Since he began practicing medicine, Dr. Mikhail Varshavski has wanted people to feel invested in their health and empowered to ask questions from the seemingly mundane to the controversial.
“People are on their phones, so I had to go there,” he tells Fortune in a sit-down interview at the HLTH conference in Las Vegas this month, where he spoke about health misinformation.
Fast forward nearly a decade and over 11 million YouTube subscribers later and 2.1 million followers on TikTok, Varshavski—famously known as Doctor Mike on the screen—is one of the world’s leading internet personalities in health care.
“I was surprised by the ability of one person to make such a difference,” says Varshavski, who works as a family medicine doctor. Many of his TikToks get over a million views.

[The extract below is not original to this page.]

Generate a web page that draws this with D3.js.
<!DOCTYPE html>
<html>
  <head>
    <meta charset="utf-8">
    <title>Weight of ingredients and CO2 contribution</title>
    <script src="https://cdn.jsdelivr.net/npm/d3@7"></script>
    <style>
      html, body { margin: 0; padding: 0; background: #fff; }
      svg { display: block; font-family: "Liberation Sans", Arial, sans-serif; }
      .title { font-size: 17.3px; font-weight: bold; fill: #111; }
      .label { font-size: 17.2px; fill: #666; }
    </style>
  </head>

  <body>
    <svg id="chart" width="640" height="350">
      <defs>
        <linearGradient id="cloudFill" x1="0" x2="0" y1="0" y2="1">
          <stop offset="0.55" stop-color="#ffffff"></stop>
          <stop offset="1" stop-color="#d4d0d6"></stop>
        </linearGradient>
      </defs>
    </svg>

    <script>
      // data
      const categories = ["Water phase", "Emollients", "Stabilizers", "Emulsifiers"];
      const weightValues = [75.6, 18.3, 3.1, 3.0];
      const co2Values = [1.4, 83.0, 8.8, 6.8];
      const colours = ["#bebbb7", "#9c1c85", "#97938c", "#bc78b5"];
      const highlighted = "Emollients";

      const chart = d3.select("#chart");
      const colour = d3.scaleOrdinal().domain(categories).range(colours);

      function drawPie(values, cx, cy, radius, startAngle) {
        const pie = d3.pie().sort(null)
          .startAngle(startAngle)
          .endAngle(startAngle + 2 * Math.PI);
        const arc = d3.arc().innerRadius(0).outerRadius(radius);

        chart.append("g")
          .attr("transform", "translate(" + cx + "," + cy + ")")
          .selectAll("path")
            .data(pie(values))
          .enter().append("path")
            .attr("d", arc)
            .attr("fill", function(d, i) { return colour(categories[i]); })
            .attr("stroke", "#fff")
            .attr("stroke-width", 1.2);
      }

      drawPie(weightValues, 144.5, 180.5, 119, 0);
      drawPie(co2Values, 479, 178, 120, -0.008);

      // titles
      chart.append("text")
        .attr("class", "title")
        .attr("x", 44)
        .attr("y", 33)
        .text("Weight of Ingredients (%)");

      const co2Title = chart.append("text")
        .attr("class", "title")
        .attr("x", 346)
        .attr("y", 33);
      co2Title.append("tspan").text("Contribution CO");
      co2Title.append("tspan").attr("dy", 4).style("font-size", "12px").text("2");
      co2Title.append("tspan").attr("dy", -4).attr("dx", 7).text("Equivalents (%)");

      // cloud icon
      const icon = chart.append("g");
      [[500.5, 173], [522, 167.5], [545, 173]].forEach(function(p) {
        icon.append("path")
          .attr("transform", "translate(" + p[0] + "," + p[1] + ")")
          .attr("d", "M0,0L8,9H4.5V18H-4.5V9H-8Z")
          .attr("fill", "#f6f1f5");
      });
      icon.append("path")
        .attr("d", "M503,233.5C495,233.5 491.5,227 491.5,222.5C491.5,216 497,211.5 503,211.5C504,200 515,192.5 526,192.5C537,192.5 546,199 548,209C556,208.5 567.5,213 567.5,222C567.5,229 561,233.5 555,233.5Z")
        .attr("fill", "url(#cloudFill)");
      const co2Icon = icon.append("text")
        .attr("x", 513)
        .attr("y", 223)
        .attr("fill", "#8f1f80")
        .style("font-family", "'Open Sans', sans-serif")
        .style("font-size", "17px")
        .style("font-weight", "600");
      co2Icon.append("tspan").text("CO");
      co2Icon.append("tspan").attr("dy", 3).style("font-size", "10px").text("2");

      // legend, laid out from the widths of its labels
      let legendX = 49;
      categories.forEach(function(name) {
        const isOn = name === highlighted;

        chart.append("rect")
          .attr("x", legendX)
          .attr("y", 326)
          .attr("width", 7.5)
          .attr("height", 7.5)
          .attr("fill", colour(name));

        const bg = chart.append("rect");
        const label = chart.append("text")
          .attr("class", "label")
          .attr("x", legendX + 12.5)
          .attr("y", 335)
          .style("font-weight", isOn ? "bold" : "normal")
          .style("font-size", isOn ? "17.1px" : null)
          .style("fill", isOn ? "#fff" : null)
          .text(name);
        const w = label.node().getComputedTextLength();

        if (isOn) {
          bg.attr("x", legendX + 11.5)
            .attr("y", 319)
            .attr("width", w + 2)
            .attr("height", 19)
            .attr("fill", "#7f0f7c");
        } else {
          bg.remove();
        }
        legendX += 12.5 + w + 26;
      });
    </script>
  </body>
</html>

The $4 trillion wellness economy emphasizes “do-it-yourself” health care, as the Wall Street Journal puts it. However, many of the recommended products and services are pricey and inaccessible for most—not to mention there’s a lot of noise and misinformation in the space. It’s no wonder so many turn to the internet to get information from a credentialed expert who also happens to be great on camera. One survey last year found a third of Gen Z-ers head to TikTok for health advice, like for anxiety, weight loss, and depression.

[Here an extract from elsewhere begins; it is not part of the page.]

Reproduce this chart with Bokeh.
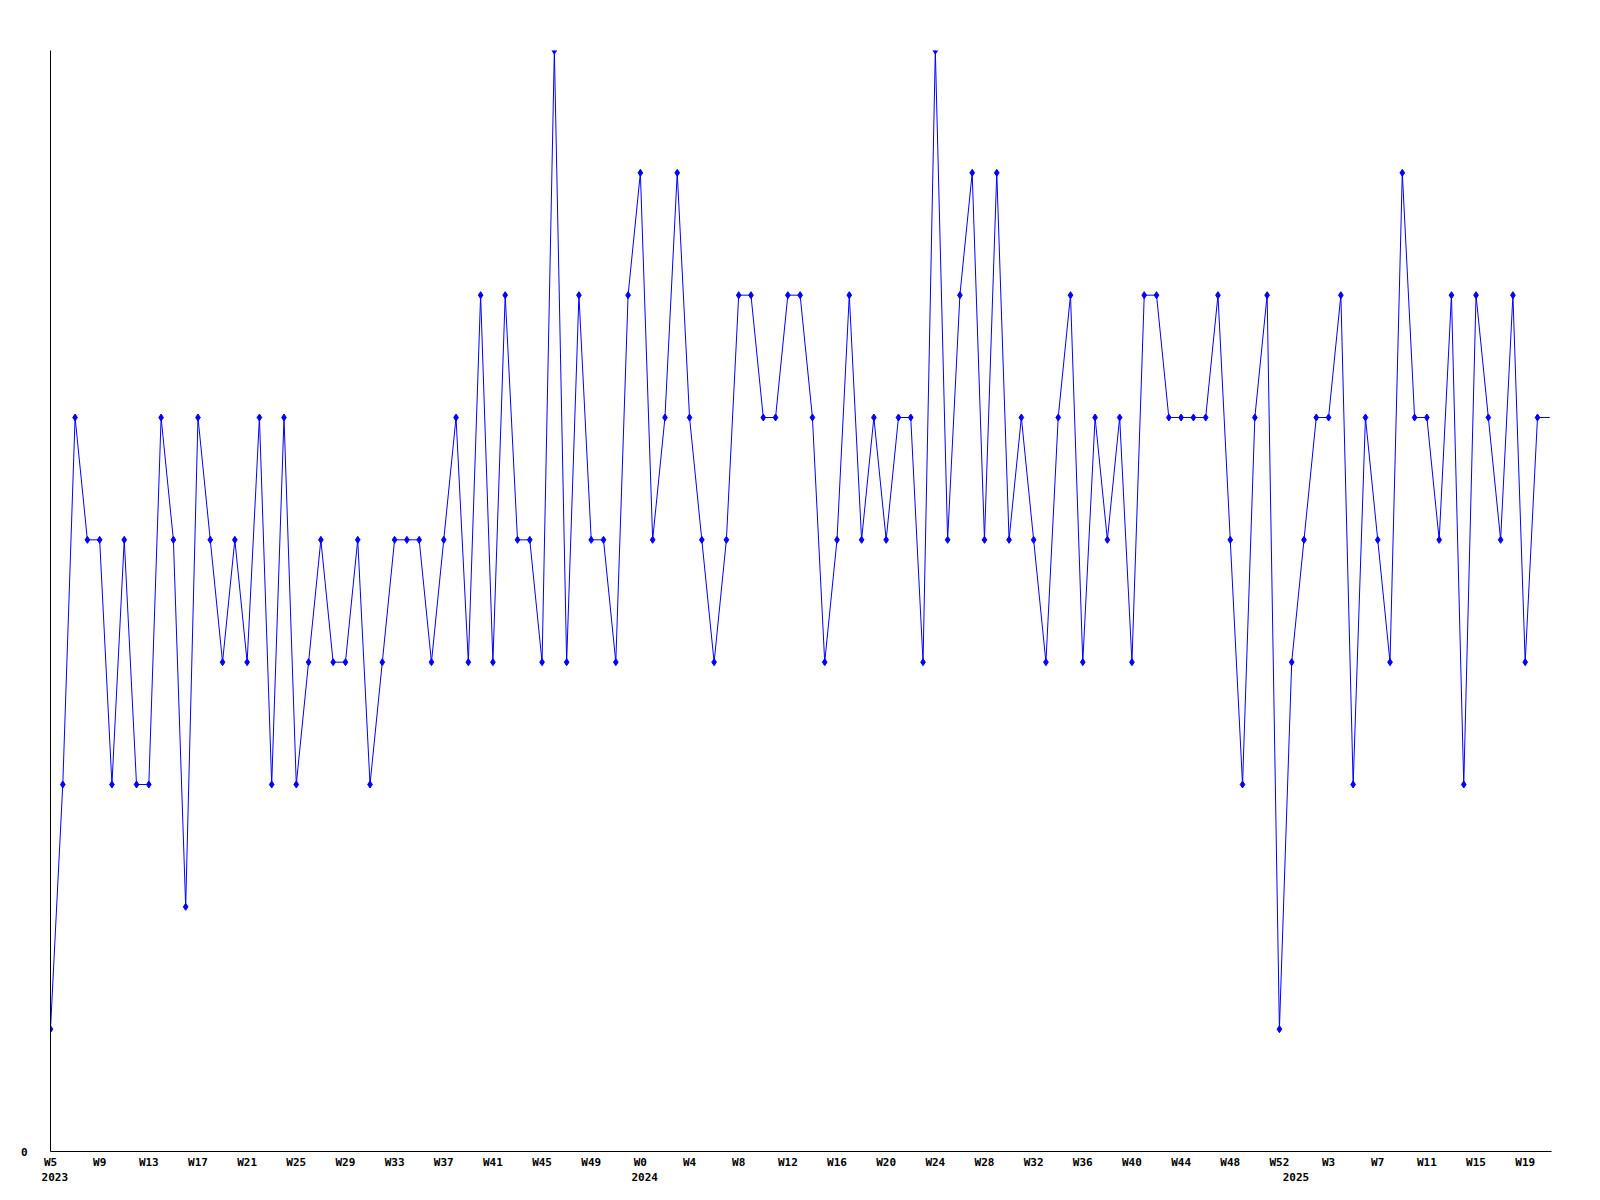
from bokeh.plotting import figure
from bokeh.models import FixedTicker, LinearAxis, Range1d, ColumnDataSource, CDSView, IndexFilter
from bokeh.embed import file_html
from bokeh.resources import INLINE

# ---- data ----
year_names = ["2023", "2024", "2025"]
year_first_week = [5, 0, 0]
year_last_week = [52, 52, 21]

values = [
    1, 3, 6, 5, 5, 3, 5, 3, 3, 6,
    5, 2, 6, 5, 4, 5, 4, 6, 3, 6,
    3, 4, 5, 4, 4, 5, 3, 4, 5, 5,
    5, 4, 5, 6, 4, 7, 4, 7, 5, 5,
    4, 9, 4, 7, 5, 5, 4, 7, 8, 5,
    6, 8, 6, 5, 4, 5, 7, 7, 6, 6,
    7, 7, 6, 4, 5, 7, 5, 6, 5, 6,
    6, 4, 9, 5, 7, 8, 5, 8, 5, 6,
    5, 4, 6, 7, 4, 6, 5, 6, 4, 7,
    7, 6, 6, 6, 6, 7, 5, 3, 6, 7,
    1, 4, 5, 6, 6, 7, 3, 6, 5, 4,
    8, 6, 6, 5, 7, 3, 7, 6, 5, 7,
    4, 6, 6,
]
complete_weeks = 122  # last value is the running (partial) week

week_labels = []
year_start_index = []
for name, w0, w1 in zip(year_names, year_first_week, year_last_week):
    year_start_index.append(len(week_labels))
    week_labels += ["W%d" % w for w in range(w0, w1 + 1)]

idx = list(range(len(values)))
src = ColumnDataSource(dict(x=idx, y=values, week=week_labels))

FONT = "DejaVu Sans Mono"

p = figure(width=1584, height=1183, output_backend="svg", toolbar_location=None,
           x_range=Range1d(0, 122.14), y_range=Range1d(0, 9),
           min_border_left=50, min_border_right=33, min_border_top=50, min_border_bottom=30)
p.outline_line_color = None
p.xgrid.visible = False
p.ygrid.visible = False
p.background_fill_color = "white"
p.border_fill_color = "white"

p.line("x", "y", source=src, line_color="#0000ff", line_width=1)
view = CDSView(filter=IndexFilter(list(range(complete_weeks))))
p.scatter("x", "y", source=src, view=view, marker="diamond", size=7,
          fill_color="#0000ff", line_color="#0000ff")

tick_idx = list(range(0, len(values), 4))
xa = p.xaxis[0]
xa.ticker = FixedTicker(ticks=tick_idx)
xa.major_label_overrides = {i: week_labels[i] for i in tick_idx}
xa.major_tick_out = 0
xa.major_tick_in = 0
xa.minor_tick_out = 0
xa.minor_tick_in = 0
xa.major_label_standoff = 4
xa.axis_line_color = "black"
xa.axis_line_width = 1
xa.major_label_text_font = FONT
xa.major_label_text_font_style = "bold"
xa.major_label_text_font_size = "11px"
xa.major_label_text_color = "black"

ya = p.yaxis[0]
ya.ticker = FixedTicker(ticks=[0])
ya.major_tick_out = 0
ya.major_tick_in = 0
ya.minor_tick_out = 0
ya.minor_tick_in = 0
ya.major_label_standoff = 23
ya.axis_line_color = "black"
ya.major_label_text_font = FONT
ya.major_label_text_font_style = "bold"
ya.major_label_text_font_size = "11px"
ya.major_label_text_color = "black"

year_ticks = [i + 0.35 for i in year_start_index]
yax = LinearAxis(ticker=FixedTicker(ticks=year_ticks),
                 major_label_overrides={t: n for t, n in zip(year_ticks, year_names)})
yax.axis_line_color = None
yax.major_tick_out = 0
yax.major_tick_in = 0
yax.minor_tick_out = 0
yax.minor_tick_in = 0
yax.major_label_standoff = 1
yax.major_label_text_font = FONT
yax.major_label_text_font_style = "bold"
yax.major_label_text_font_size = "11px"
yax.major_label_text_color = "black"
p.add_layout(yax, "below")

open("out.html", "w").write(file_html(p, INLINE))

“We poke fun at ourselves,” he says, referring to his videos with his slew of guests in the health and wellness space. “We’re making dad jokes or puns to make the content a little bit more digestible … You can actually make this information fun, relatable, and interesting.”

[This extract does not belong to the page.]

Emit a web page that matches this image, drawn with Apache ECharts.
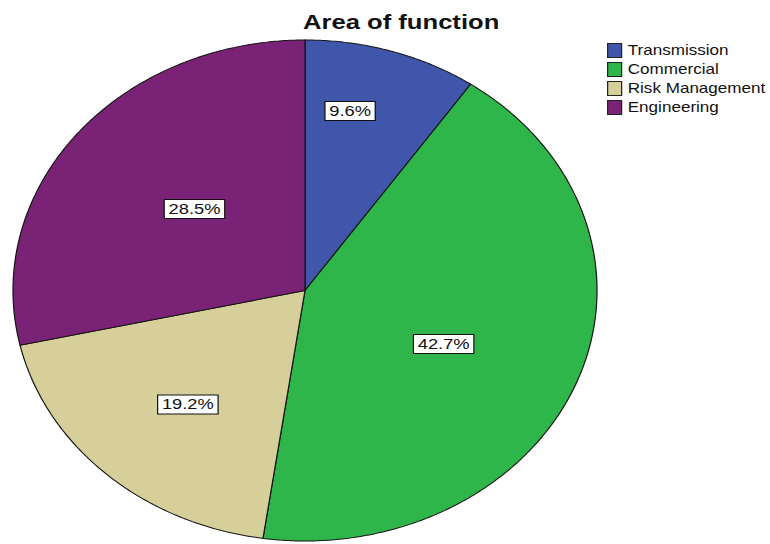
<!DOCTYPE html>
<html>
<head>
<meta charset="utf-8">
<script src="https://cdn.jsdelivr.net/npm/echarts@6/dist/echarts.min.js"></script>
<style>
  html, body { margin: 0; padding: 0; background: #fff; overflow: hidden; }
  /* the chart is laid out narrower and widened horizontally, giving the wide glyphs */
  #chart { width: 631px; height: 544px; transform: scaleX(1.2203); transform-origin: 0 0; }
</style>
</head>
<body>
<div id="chart"></div>
<script>
// Slice categories and their shares (%)
const categories = ['Transmission', 'Commercial', 'Risk Management', 'Engineering'];
const percents = [9.6, 42.7, 19.2, 28.5];
const sliceColors = ['#3F56AB', '#2FB64A', '#D6CF9A', '#7A2275'];

// Horizontal stretch applied to the whole chart
const SX = 770 / 631;
// Pie geometry in page pixels, converted to layout space
const CX = 305 / SX, CY = 290.5, RX = 292 / SX, RY = 250.5;
// Label anchor along each slice's mid-angle, as fractions of [RX, RY]
const labelFactors = [[0.52, 0.75], [0.51, 0.585], [0.59, 0.62], [0.485, 0.52]];

const FONT = '"Liberation Sans", Arial, Helvetica, sans-serif';

function renderSlice(factor) {
  return function (params, api) {
    const a0 = api.value(0) * Math.PI / 180;
    const a1 = api.value(1) * Math.PI / 180;
    const pts = [[CX, CY]];
    const n = Math.max(2, Math.ceil((a1 - a0) / (Math.PI / 360)));
    for (let k = 0; k <= n; k++) {
      const a = a0 + (a1 - a0) * k / n;
      pts.push([CX + RX * Math.sin(a), CY - RY * Math.cos(a)]);
    }
    const am = (a0 + a1) / 2;
    const lx = CX + RX * factor[0] * Math.sin(am);
    const ly = CY - RY * factor[1] * Math.cos(am);
    return {
      type: 'group',
      children: [
        {
          type: 'polygon',
          shape: { points: pts },
          style: { fill: api.visual('color'), stroke: '#151515', lineWidth: 1 }
        },
        {
          type: 'text',
          x: lx, y: ly, z2: 10,
          style: {
            text: api.value(2).toFixed(1) + '%',
            font: '15px ' + FONT,
            fill: '#111',
            align: 'center',
            verticalAlign: 'middle',
            backgroundColor: '#fff',
            borderColor: '#111',
            borderWidth: 1,
            padding: [2, 3, 1, 3]
          }
        }
      ]
    };
  };
}

const total = percents.reduce((a, b) => a + b, 0);
let acc = 0;
const series = categories.map((name, i) => {
  const start = acc / total * 360;
  acc += percents[i];
  const end = acc / total * 360;
  return {
    type: 'custom',
    name: name,
    coordinateSystem: 'none',
    color: sliceColors[i],
    data: [[start, end, percents[i]]],
    renderItem: renderSlice(labelFactors[i])
  };
});

const chart = echarts.init(document.getElementById('chart'), null, { renderer: 'svg' });
chart.setOption({
  animation: false,
  backgroundColor: '#fff',
  title: {
    text: 'Area of function',
    left: 303 / SX - 5,
    top: 6,
    textStyle: { fontFamily: FONT, fontWeight: 'bold', fontSize: 21, color: '#111' }
  },
  legend: {
    data: categories,
    orient: 'vertical',
    left: 607 / SX,
    top: 43,
    padding: 0,
    itemWidth: 14 / SX,
    itemHeight: 14,
    itemGap: 4,
    icon: 'rect',
    selectedMode: false,
    itemStyle: { borderColor: '#222', borderWidth: 1 },
    textStyle: { fontFamily: FONT, fontSize: 14, lineHeight: 14, color: '#111' }
  },
  series: series
});
</script>
</body>
</html>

With an engaging tone, accessible explanations, and a touch of wit, Varshavski approaches topics from how often you should shower to the psychology behind positive affirmations and the questions around the rise in weight loss drugs like Ozempic. “When it’s time to be serious, we’re serious.”
Doctor Mike, how do I live longer?
At the beginning of the COVID-19 pandemic, Varshavski’s viewers were most curious about how immunity works and how diseases spread.
Today, questions about how to live longer and age well top the list. It coincides with the increasing interest in preventative health care to help people live healthier and longer.
But Varshavski is not going onto his channel to boast about the secret to living a long, healthy life or recommend a miracle drug for immortality. On the flip side, he warns people about over-optimization.
“In medicine, the enemy of good is trying to be perfect … whenever you try and make something perfect, it backfires because the body works in homeostasis, and always tries to keep a balance of hot and cold,” he says. “Anything in the extremes will have the opposite effect … that’s the dark side of hyper-optimization, where we start ignoring the problems by saying we have the solutions.”
To put it simply, there’s nuance. At its core, the basics ring true. Sleeping consistently each night, exercising, managing stress, and eating a balanced diet still remain the cornerstones of aging well, Varshavski tells Fortune. “That’s the kind of stuff that brings longevity to the forefront, and it’s a longevity that is achievable for people,” he says. “The people that tell you that you have to follow a specific pattern every single day a lot of times are setting you up for failure. I like to do it by saying, these are the things I’d like to accomplish today … and then [checking] them off one challenge at a time.”
As he continues to answer people’s questions and address the latest health trends, Varshavski knows he’s not immune to backlash, especially as the vast majority of Americans in the 2022 survey say influencers contribute to health misinformation.
Varshavski admits he’s gotten his fair share of hate mail like any major social media personality, from vaccine skeptics to fellow doctors who disagree with his approach. He says that when new information comes to light or he gets something wrong, he explains why and attempts to be transparent.
“Why I feel my content has been so successful is because I’ve approached it from the fair side every time,” he says. “In my approach, I’ve changed my mindset when presented with new information, and I’ve explained why. I think that’s what we do badly in medicine. We don’t explain the reasoning for why we make certain decisions.”
When it comes down to it, people access health information online more today than ever before. Varshavski wants to meet them where they’re at—and treat them as equals.
“We act like parents to our patients and our viewers, and that’s wrong,” he says. “We need to look at each other like equal teammates, and that’s where you get good results.”